Should the believers in special creations consider it unfair thus to call upon them to describe how special creations take place, I reply that this is far less than they demand from the supporters of the Development Hypothesis [descent with modification]. They are merely asked to point out a conceivable mode. On the other hand, they ask, not simply for a conceivable mode, but for the actual mode. They do not say – Show us how this may take place; but they say – Show us how this does take place. So far from its being unreasonable to put the above question, it would be reasonable to ask not only for a possible mode of special creation, but for an ascertained mode; seeing that this is no greater a demand than they make upon their opponents.

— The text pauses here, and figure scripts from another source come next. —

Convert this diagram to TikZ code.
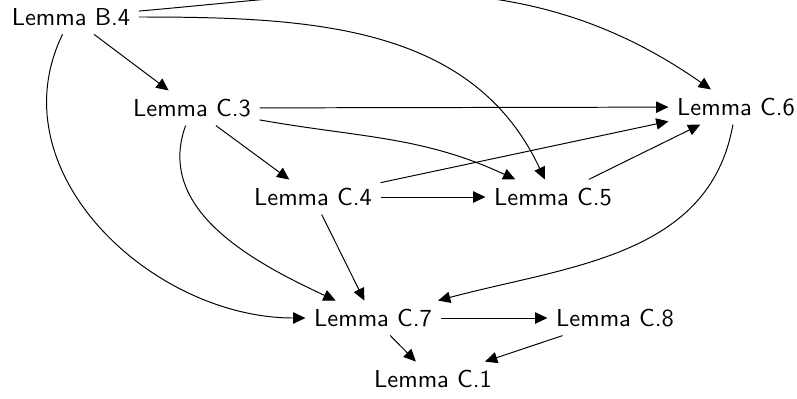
\documentclass[tikz,border=0pt]{standalone}
\usetikzlibrary{arrows.meta}
\begin{document}
\begin{tikzpicture}[x=0.408pt,y=-0.408pt,
  lem/.style={font=\sffamily},
  arr/.style={-{Triangle[length=5pt,width=4.6pt]}}]
\useasboundingbox (0,0) rectangle (797,398);
\node[lem] (b4) at (71,17) {Lemma B.4};
\node[lem] (c3) at (192,108) {Lemma C.3};
\node[lem] (c4) at (313,197) {Lemma C.4};
\node[lem] (c5) at (553,197) {Lemma C.5};
\node[lem] (c6) at (736,107) {Lemma C.6};
\node[lem] (c7) at (373,318) {Lemma C.7};
\node[lem] (c8) at (615,318) {Lemma C.8};
\node[lem] (c1) at (433,379) {Lemma C.1};
% straight
\draw[arr] (b4) -- (c3);
\draw[arr] (c3) -- (c6);
\draw[arr] (c3) -- (c4);
\draw[arr] (c4) -- (c5);
\draw[arr] (c4) -- (c6);
\draw[arr] (c4) -- (c7);
\draw[arr] (c5) -- (c6);
\draw[arr] (c7) -- (c8);
\draw[arr] (c7) -- (c1);
\draw[arr] (c8) -- (c1);
% curved
\draw[arr] (b4) to[out=5,in=145] (c6);
\draw[arr] (b4) to[out=0,in=115] (c5);
\draw[arr] (c3) to[out=-10,in=155] (c5);
\draw[arr] (c3) to[out=-110,in=155] (c7);
\draw[arr] (b4) to[out=-116,in=180,looseness=1.05] (c7);
\draw[arr] (c6) to[out=-100,in=15] (c7);
\end{tikzpicture}
\end{document}
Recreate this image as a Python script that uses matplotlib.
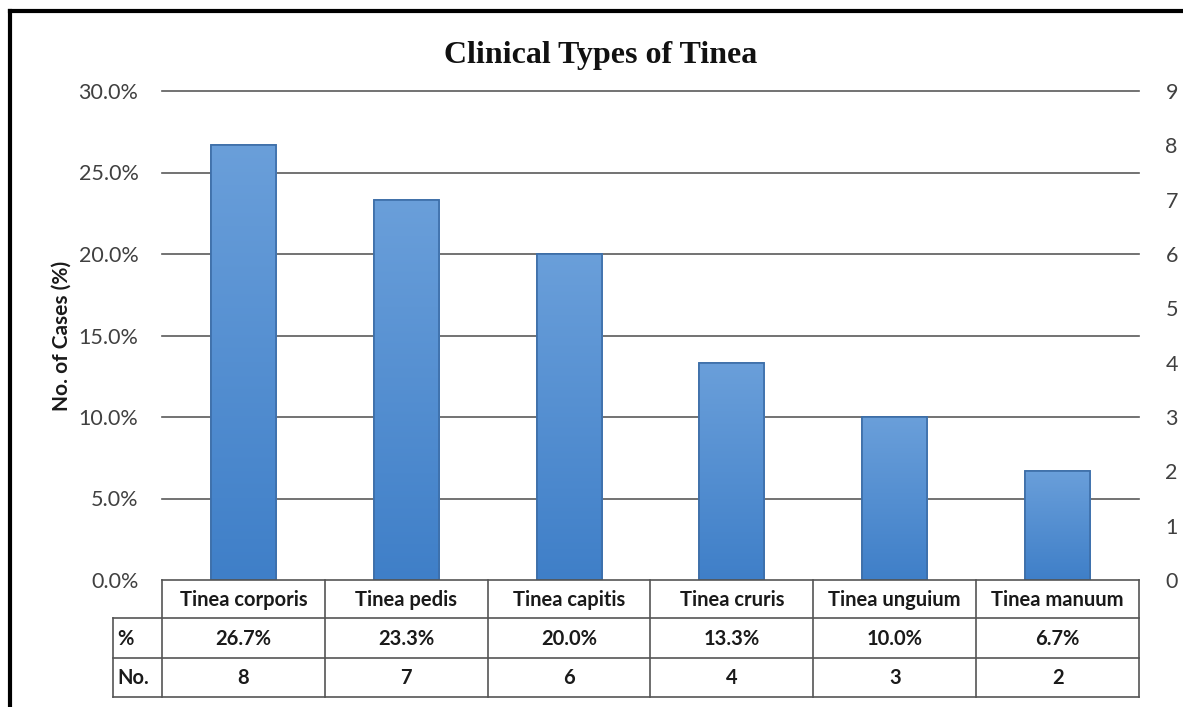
import numpy as np
import matplotlib
matplotlib.use("Agg")
import matplotlib.pyplot as plt
from matplotlib.lines import Line2D
from matplotlib.colors import LinearSegmentedColormap
import matplotlib.transforms as mtransforms

# Data
categories = ["Tinea corporis", "Tinea pedis", "Tinea capitis",
              "Tinea cruris", "Tinea unguium", "Tinea manuum"]
percent = [26.7, 23.3, 20.0, 13.3, 10.0, 6.7]
counts = [8, 7, 6, 4, 3, 2]
left_ticks = [0, 5, 10, 15, 20, 25, 30]
right_ticks = list(range(0, 10))

W, H = 1183, 707
fig = plt.figure(figsize=(W / 100, H / 100), dpi=100)
fig.patch.set_facecolor("white")

def fx(px):
    return px / W

def fy(py):
    return 1 - py / H

sans = ["Lato", "DejaVu Sans"]
tick_color = "#404040"

ax = fig.add_axes([fx(162), fy(580), fx(1139) - fx(162), fy(91) - fy(580)])
ax.set_xlim(-0.5, len(categories) - 0.5)
ax.set_ylim(0, 30)
for s in ax.spines.values():
    s.set_visible(False)

# Horizontal gridlines at the percentage ticks
for t in left_ticks[1:]:
    ax.axhline(t, color="#5a5a5a", lw=1.2, zorder=1, clip_on=False)

ax.set_yticks(left_ticks)
ax.set_yticklabels([f"{t:.1f}%" for t in left_ticks], fontsize=15.5,
                   color=tick_color, family=sans)
ax.tick_params(axis="y", length=0, pad=17)
ax.set_xticks([])

ax.set_ylabel("No. of Cases (%)", fontsize=15, fontweight="bold",
              family=sans, labelpad=5, color="#1a1a1a")

# Secondary axis with the case counts
ax2 = ax.twinx()
ax2.set_ylim(0, 9)
for s in ax2.spines.values():
    s.set_visible(False)
ax2.set_yticks(right_ticks)
ax2.set_yticklabels([str(t) for t in right_ticks], fontsize=15.5,
                    color=tick_color, family=sans)
ax2.tick_params(axis="y", length=0, pad=19)

# Bars with a vertical blue gradient
x = np.arange(len(categories))
bars = ax.bar(x, percent, width=0.4, color="#5b93d3",
              edgecolor="#3d6ea8", linewidth=1.2, zorder=3)
cmap = LinearSegmentedColormap.from_list("barfade", ["#3f7fc8", "#6a9fda"])
grad = np.linspace(0, 1, 256).reshape(-1, 1)
for b in bars:
    x0, y0 = b.get_x(), b.get_y()
    w, h = b.get_width(), b.get_height()
    im = ax.imshow(grad, cmap=cmap, origin="lower", aspect="auto",
                   extent=(x0, x0 + w, y0, y0 + h), zorder=3.5)
    im.set_clip_path(b)
    ax.add_patch(plt.Rectangle((x0, y0), w, h, fill=False,
                               edgecolor="#3d6ea8", lw=1.2, zorder=4))
ax.set_xlim(-0.5, len(categories) - 0.5)
ax.set_ylim(0, 30)

# Data table below the chart
trans = mtransforms.blended_transform_factory(ax.transData, fig.transFigure)
line_kw = dict(color="#555555", lw=1.2, clip_on=False)
row_y = [580, 618, 658, 697]
col_edges = [i - 0.5 for i in range(len(categories) + 1)]
x_left_fig = fx(113)

# horizontal lines
fig.add_artist(Line2D([fx(162), fx(1139)], [fy(580), fy(580)], **line_kw))
for ry in row_y[1:]:
    fig.add_artist(Line2D([x_left_fig, fx(1139)], [fy(ry), fy(ry)], **line_kw))
# vertical lines
for ce in col_edges:
    fig.add_artist(Line2D([ce, ce], [fy(580), fy(697)], transform=trans, **line_kw))
fig.add_artist(Line2D([x_left_fig, x_left_fig], [fy(618), fy(697)], **line_kw))

txt_kw = dict(fontsize=14.5, fontweight="bold", family=sans,
              color="#1a1a1a", va="center")
for i, (c, p, n) in enumerate(zip(categories, percent, counts)):
    ax.text(i, fy(600), c, transform=trans, ha="center", **txt_kw)
    ax.text(i, fy(639), f"{p:.1f}%", transform=trans, ha="center", **txt_kw)
    ax.text(i, fy(678), str(n), transform=trans, ha="center", **txt_kw)
fig.text(fx(117), fy(639), "%", ha="left", **txt_kw)
fig.text(fx(117), fy(678), "No.", ha="left", **txt_kw)

# Title
fig.text(fx(601), fy(55), "Clinical Types of Tinea", ha="center", va="center",
         fontsize=23, fontweight="bold", family=["Liberation Serif", "DejaVu Serif"],
         color="#111111")

# Frame edges at the left and top
fig.add_artist(Line2D([fx(10), fx(10)], [fy(11), 0], color="black", lw=3))
fig.add_artist(Line2D([fx(10), 1], [fy(11), fy(11)], color="black", lw=3))

fig.savefig("out.png", dpi=100, facecolor="white")
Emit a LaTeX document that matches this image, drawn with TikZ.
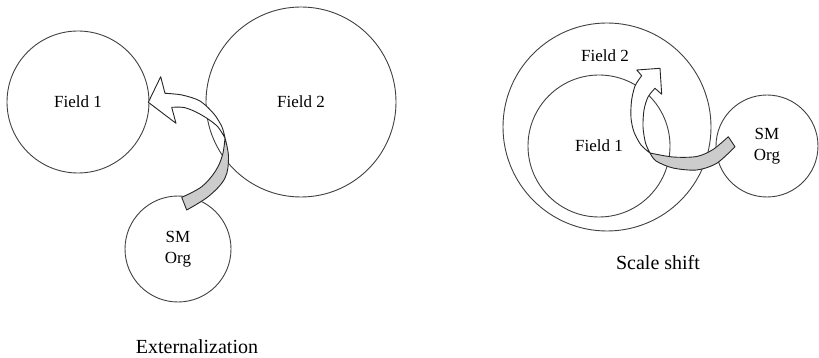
\documentclass[tikz,border=0pt]{standalone}
\usepackage{fontspec}
\setmainfont{Liberation Serif}
\usetikzlibrary{positioning}

\begin{document}
\begin{tikzpicture}[x=1pt,y=-1pt,
    field/.style={circle,draw=black!75,line width=0.9pt,inner sep=0pt,align=center,
      font=\fontsize{17}{21}\selectfont},
    tag/.style={font=\fontsize{17}{21}\selectfont},
    caption/.style={font=\fontsize{20}{24}\selectfont},
    twist/.style={draw=black!85,line width=0.9pt,line join=round}]
  \useasboundingbox (0,0) rectangle (819,358);
  % Externalization
  \node[field,minimum size=142pt] (fieldA) at (78,102) {Field 1};
  \node[field,minimum size=190pt] (fieldB) at (301,102) {Field 2};
  \node[field,minimum size=106pt] (org) at (178,249) {SM\\Org};
  \node[caption] (ext) at (197,347) {Externalization};
  \filldraw[twist,fill=gray!40] plot[smooth,tension=0.6] coordinates {(225,138) (228.5,157) (225,178) (209,196) (186.7,210)}
    -- (181.7,197.3) -- plot[smooth,tension=0.6] coordinates {(181.7,197.3) (201.7,186.7) (215.5,171) (222.5,155) (225,138)} -- cycle;
  \filldraw[twist,fill=white] (160.7,76.7) -- plot[smooth] coordinates {(165,93.3) (182,95) (200,101) (214,114) (222,127) (225,138)}
    -- plot[smooth] coordinates {(225,138) (218,127) (208,119) (196,112) (184,107.5) (171.7,107.3)}
    -- (176,123.3) -- (148.3,102.3) -- cycle;
  % Scale shift
  \node[field,minimum size=208pt] (fieldD) at (607,127) {};
  \node[field,minimum size=142pt] (fieldC) at (599,146) {Field 1};
  \node[tag] (fieldDtag) at (605,56) {Field 2};
  \node[field,minimum size=102pt] (orgB) at (767,146) {SM\\Org};
  \node[caption] (shift) at (658,263) {Scale shift};
  \filldraw[twist,fill=gray!40] plot[smooth] coordinates {(650,153) (656,161) (673,168) (696.7,170) (716.7,163.3) (735,146.7)}
    -- (728.3,136.7) -- plot[smooth] coordinates {(728.3,136.7) (713,149.5) (696.7,156.5) (673,157) (650,153)} -- cycle;
  \filldraw[twist,fill=white] (636.7,70) -- plot[smooth] coordinates {(641.7,75.7) (635,86) (631.5,101) (631,118) (634,132) (641,145) (650,153)}
    -- plot[smooth] coordinates {(650,153) (645.5,143) (643,127) (644,110) (648,97) (655,88.3)}
    -- (661.7,94.3) -- (660,68.3) -- cycle;
\end{tikzpicture}
\end{document}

To be fair, Dr. Behe, like most intelligent design advocates, is not arguing for “special creations”; he has said many times that he does not doubt common descent. The point here is that Spencer’s argument applies just as well to intelligent design: for natural selection, a process that undeniably works, a level of detail that would be impossible to obtain is demanded. However, when considering supernatural intervention, which has never been shown to occur, the particulars are suddenly dispensable.

 

Spencer, H. 1875. The development hypothesis. In: Illustrations of universal progress: A series of discussions (H. Spencer, ed), pp. 377–383. New York: D Appleton & Company. doi: 10.1037/12203-009 (free Kindle edition: https://amzn.to/2yat4fD)

*Longer, actually. The 1875 book chapter was a nearly word-for-word reprinting of his 1852 article in The Leader. Yes, you read that right, seven years before Darwin published The Origin of Species. The idea of common descent long preceded Darwin.